Athlete starting a race on a track
Photo: Shutterstock

Irish track and field star Denis Finnegan came out as gay this week in an interview with Outsports.

Finnegan, a 10-time national champion in triple jump, spoke on Cyd Zeigler’s Five Rings To Rule Them All podcast about his hope that coming out can help young LGBTQ athletes.

Related: Pro basketball player Sebastian Vega comes out as gay & his team accepted him

“For younger people it will hopefully give them more confidence in what they’re doing,” he said. “There are still people who are scared or unsure of what’s happening, so I hope just telling my story might help one person notice there’s more acceptance out there.”

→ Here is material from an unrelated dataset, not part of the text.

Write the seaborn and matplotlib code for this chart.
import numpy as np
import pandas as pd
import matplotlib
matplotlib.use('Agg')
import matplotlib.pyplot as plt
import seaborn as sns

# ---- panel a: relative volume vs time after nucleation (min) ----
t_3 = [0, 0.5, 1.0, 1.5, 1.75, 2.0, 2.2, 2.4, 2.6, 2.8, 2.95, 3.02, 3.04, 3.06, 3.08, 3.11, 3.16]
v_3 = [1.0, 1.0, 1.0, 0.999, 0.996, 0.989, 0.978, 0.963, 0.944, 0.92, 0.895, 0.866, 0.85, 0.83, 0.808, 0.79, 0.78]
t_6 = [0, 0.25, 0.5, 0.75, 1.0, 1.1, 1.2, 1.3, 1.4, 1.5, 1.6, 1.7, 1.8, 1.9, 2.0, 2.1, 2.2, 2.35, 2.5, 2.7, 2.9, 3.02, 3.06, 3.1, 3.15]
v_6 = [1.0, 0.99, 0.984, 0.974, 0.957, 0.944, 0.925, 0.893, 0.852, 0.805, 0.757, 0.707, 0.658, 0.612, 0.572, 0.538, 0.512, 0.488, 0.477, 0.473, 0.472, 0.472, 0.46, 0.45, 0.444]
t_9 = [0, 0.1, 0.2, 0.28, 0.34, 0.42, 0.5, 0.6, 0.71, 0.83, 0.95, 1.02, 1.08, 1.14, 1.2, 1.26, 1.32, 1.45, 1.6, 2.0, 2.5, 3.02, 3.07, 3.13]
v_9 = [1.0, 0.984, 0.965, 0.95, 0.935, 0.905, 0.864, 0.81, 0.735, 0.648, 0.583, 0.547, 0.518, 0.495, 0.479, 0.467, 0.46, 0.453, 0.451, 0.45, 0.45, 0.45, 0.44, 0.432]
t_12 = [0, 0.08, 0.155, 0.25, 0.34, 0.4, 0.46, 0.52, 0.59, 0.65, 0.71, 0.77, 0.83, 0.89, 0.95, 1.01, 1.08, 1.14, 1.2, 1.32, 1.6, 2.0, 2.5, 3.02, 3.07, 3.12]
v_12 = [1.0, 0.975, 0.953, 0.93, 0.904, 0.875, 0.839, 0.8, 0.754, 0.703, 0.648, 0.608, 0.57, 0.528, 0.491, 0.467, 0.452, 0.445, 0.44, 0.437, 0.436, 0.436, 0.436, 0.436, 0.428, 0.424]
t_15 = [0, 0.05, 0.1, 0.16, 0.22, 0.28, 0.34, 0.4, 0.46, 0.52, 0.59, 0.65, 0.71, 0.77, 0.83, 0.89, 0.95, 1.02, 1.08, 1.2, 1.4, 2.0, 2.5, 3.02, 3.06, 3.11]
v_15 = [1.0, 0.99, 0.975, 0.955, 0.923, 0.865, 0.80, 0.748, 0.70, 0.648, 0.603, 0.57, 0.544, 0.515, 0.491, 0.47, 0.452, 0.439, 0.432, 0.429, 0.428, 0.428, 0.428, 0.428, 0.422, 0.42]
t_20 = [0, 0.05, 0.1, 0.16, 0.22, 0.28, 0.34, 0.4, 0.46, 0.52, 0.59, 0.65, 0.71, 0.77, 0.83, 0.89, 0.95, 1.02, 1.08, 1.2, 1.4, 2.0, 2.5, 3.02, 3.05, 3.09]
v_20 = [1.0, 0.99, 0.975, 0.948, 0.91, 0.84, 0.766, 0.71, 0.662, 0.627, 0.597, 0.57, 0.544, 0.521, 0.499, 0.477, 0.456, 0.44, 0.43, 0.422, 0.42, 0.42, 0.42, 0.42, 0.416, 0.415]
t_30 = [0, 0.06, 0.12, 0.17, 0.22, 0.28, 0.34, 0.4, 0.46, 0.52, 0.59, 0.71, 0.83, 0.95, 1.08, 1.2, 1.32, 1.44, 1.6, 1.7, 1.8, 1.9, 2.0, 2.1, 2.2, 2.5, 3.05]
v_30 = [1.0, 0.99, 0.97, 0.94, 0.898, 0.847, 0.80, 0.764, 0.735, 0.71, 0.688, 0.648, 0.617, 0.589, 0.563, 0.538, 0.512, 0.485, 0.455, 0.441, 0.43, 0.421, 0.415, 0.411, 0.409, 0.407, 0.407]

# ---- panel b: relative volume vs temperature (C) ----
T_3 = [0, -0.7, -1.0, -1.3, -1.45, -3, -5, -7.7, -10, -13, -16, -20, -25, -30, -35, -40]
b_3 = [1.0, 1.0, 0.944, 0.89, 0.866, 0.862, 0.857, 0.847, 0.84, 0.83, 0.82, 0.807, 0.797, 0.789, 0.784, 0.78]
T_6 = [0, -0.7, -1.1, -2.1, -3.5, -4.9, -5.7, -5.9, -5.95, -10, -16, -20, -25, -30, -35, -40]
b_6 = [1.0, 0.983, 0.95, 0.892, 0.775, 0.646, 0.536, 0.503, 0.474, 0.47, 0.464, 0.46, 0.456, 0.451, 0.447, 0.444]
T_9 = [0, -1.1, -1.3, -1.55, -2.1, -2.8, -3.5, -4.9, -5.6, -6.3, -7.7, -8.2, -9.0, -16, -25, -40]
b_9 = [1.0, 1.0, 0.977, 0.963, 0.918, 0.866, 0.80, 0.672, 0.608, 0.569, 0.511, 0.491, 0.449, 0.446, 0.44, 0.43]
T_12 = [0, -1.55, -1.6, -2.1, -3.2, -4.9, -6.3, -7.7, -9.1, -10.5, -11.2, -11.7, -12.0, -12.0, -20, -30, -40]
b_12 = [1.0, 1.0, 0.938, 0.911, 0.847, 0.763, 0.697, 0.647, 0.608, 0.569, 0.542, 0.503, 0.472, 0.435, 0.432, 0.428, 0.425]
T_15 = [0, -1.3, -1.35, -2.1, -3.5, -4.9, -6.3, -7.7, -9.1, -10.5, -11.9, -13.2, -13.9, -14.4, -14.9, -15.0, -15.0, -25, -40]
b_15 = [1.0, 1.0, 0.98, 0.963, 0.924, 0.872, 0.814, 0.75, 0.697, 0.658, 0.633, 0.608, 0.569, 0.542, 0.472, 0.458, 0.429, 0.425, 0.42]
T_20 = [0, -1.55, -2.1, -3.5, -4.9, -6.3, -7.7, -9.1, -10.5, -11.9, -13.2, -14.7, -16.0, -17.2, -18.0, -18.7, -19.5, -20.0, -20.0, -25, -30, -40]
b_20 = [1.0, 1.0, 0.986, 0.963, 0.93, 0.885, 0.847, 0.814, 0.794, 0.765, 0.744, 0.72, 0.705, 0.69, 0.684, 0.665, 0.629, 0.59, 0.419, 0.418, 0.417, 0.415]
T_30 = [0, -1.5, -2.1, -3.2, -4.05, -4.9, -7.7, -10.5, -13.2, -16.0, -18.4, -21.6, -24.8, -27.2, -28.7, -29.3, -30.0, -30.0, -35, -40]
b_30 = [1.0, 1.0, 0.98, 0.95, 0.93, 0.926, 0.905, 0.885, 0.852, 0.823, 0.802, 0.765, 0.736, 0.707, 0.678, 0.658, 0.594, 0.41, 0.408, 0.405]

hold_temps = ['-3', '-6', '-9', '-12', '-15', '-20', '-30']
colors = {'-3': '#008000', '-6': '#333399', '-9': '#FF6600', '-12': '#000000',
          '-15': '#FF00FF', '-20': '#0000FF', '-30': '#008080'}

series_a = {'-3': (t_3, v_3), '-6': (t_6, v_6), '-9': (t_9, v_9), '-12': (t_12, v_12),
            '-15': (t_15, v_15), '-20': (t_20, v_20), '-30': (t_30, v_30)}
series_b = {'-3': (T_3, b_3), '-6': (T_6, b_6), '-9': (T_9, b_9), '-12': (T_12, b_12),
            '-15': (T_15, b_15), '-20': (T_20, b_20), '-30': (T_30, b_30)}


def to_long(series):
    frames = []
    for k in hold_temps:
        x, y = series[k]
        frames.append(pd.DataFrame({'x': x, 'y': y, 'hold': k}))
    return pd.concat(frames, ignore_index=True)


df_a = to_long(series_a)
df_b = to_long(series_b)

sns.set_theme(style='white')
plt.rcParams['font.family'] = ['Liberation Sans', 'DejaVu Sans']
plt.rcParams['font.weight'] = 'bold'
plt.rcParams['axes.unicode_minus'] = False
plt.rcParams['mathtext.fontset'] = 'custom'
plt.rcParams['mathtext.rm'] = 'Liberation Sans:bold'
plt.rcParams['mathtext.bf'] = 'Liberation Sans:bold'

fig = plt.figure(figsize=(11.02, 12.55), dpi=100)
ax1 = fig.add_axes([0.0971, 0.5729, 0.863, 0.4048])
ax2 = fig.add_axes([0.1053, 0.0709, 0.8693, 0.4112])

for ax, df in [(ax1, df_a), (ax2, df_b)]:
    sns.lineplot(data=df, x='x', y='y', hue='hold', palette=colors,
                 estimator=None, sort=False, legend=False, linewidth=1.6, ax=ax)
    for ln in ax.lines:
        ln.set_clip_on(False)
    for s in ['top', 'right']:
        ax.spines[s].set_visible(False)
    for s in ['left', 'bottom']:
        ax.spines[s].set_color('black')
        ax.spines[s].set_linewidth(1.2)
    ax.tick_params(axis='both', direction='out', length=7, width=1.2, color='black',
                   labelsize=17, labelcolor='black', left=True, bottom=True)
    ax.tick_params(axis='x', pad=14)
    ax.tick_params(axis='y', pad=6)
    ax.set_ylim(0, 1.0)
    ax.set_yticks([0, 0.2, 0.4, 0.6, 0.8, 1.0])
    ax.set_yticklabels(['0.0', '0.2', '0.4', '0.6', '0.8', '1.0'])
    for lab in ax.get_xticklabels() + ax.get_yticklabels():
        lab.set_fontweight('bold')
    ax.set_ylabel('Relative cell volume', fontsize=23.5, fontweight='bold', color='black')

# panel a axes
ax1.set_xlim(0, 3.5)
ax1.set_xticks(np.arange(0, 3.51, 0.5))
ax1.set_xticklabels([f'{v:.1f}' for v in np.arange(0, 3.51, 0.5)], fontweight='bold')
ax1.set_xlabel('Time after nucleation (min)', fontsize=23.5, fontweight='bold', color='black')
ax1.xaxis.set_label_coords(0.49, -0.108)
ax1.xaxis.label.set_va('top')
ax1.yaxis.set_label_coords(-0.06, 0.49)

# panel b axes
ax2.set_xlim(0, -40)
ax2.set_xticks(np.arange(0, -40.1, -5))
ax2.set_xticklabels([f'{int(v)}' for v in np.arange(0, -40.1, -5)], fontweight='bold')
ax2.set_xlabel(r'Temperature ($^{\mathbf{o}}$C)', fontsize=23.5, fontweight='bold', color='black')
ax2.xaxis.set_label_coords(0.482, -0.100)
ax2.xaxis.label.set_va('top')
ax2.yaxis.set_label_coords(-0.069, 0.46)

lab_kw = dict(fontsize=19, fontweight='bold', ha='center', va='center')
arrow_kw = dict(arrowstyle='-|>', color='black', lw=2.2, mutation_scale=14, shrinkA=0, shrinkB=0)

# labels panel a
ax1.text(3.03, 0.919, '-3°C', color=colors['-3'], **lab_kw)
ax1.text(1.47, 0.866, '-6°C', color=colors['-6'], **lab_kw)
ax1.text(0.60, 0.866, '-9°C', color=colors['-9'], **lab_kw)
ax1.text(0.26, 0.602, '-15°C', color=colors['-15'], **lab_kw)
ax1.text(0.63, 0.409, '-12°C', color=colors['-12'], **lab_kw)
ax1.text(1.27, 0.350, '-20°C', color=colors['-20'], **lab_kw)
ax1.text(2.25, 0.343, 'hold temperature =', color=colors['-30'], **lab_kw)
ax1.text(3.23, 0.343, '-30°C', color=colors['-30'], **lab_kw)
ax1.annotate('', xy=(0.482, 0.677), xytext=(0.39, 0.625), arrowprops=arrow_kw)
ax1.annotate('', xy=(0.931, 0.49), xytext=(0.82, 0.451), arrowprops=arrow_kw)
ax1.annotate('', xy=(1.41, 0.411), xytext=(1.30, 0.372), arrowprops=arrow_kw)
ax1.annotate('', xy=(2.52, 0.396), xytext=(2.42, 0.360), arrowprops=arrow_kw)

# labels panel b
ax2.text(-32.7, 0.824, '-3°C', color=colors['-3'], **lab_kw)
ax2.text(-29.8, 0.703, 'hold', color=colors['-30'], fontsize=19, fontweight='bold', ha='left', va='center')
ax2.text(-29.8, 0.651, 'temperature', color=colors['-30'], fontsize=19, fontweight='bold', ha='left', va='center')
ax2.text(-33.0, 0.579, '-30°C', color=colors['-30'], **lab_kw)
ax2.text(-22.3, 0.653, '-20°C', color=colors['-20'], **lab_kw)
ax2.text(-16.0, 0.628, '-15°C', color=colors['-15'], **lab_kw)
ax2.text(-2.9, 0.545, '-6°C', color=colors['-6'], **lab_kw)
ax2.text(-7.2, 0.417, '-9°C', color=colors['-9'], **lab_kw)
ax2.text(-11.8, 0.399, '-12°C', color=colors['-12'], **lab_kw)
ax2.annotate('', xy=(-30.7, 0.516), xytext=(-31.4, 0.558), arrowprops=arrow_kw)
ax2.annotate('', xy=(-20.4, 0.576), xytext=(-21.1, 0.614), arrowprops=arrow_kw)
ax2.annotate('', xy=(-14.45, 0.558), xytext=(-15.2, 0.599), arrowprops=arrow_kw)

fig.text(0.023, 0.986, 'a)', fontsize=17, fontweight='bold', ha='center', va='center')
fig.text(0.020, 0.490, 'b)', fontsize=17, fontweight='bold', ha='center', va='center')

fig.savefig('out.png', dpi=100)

This feeling of fear, Finnegan explained, is what led him to track and field in the first place. The sport often involves practicing with a mix of genders, as well as individual competitions, which made it easier for him to avoid the intimidating, hyper-masculine world of men’s team sports.

Track and field, he said, felt more welcoming and was a place he never had to worry about feeling bullied.

“I think those sports, because they were a team sport with males, there were times when it wasn’t comfortable,” Finnegan said. “Athletics was always my favorite sport, it was always the sport that was the one that was the most open. I’d be training with girls, I’d be training with guys, and I think that did help a bit. I was never worried about any kind of comments on the track. But when I was going for, say, football, it was more of an issue.”

Finnegan has been coming out slowly for many years – first to family and friends and now to the public.

“It’s all a process,” he said. “There’s no perfect timeline… it’s all whenever you are ready and it’s all whenever you’re ready to tell certain people.”

He is lucky, he said, that his family has embraced him with open arms, but that didn’t stop his fear of telling them. He had built up in his head the worst-case scenarios. He didn’t want his relationship with his family to change.

“You just go to the worst absolute place that something can be,” he said.

For a while, he said, he was able to compartmentalize, and it didn’t occur to him that coming out as an athlete was something he needed to do.

“While you’re competing all those years,” he said, “it was just never to the forefront of my mind that this was something I needed to do, and I think the older I get the more I realized that actually no, it’s just very important that actually we do get it out there.”

He has come to terms with the fact that his athletic career won’t last forever, and he wants to take advantage of the audience he has now.

“It’s about using the platform when I can to show that this is out there, that I’m out there, and that hopefully just helps someone out there.”

Finnegan also said that coming out is always going to seem scary, and it only stops feeling that way after it’s done.

“There’s many people out there that are there to help you,” he said, “and will give you a good response. And for me it has been an overwhelmingly positive response, so I hope that if there is people out there struggling and if they’re listening to this.”

“There is an avenue to assuage your fears and it will work out and it will get better.”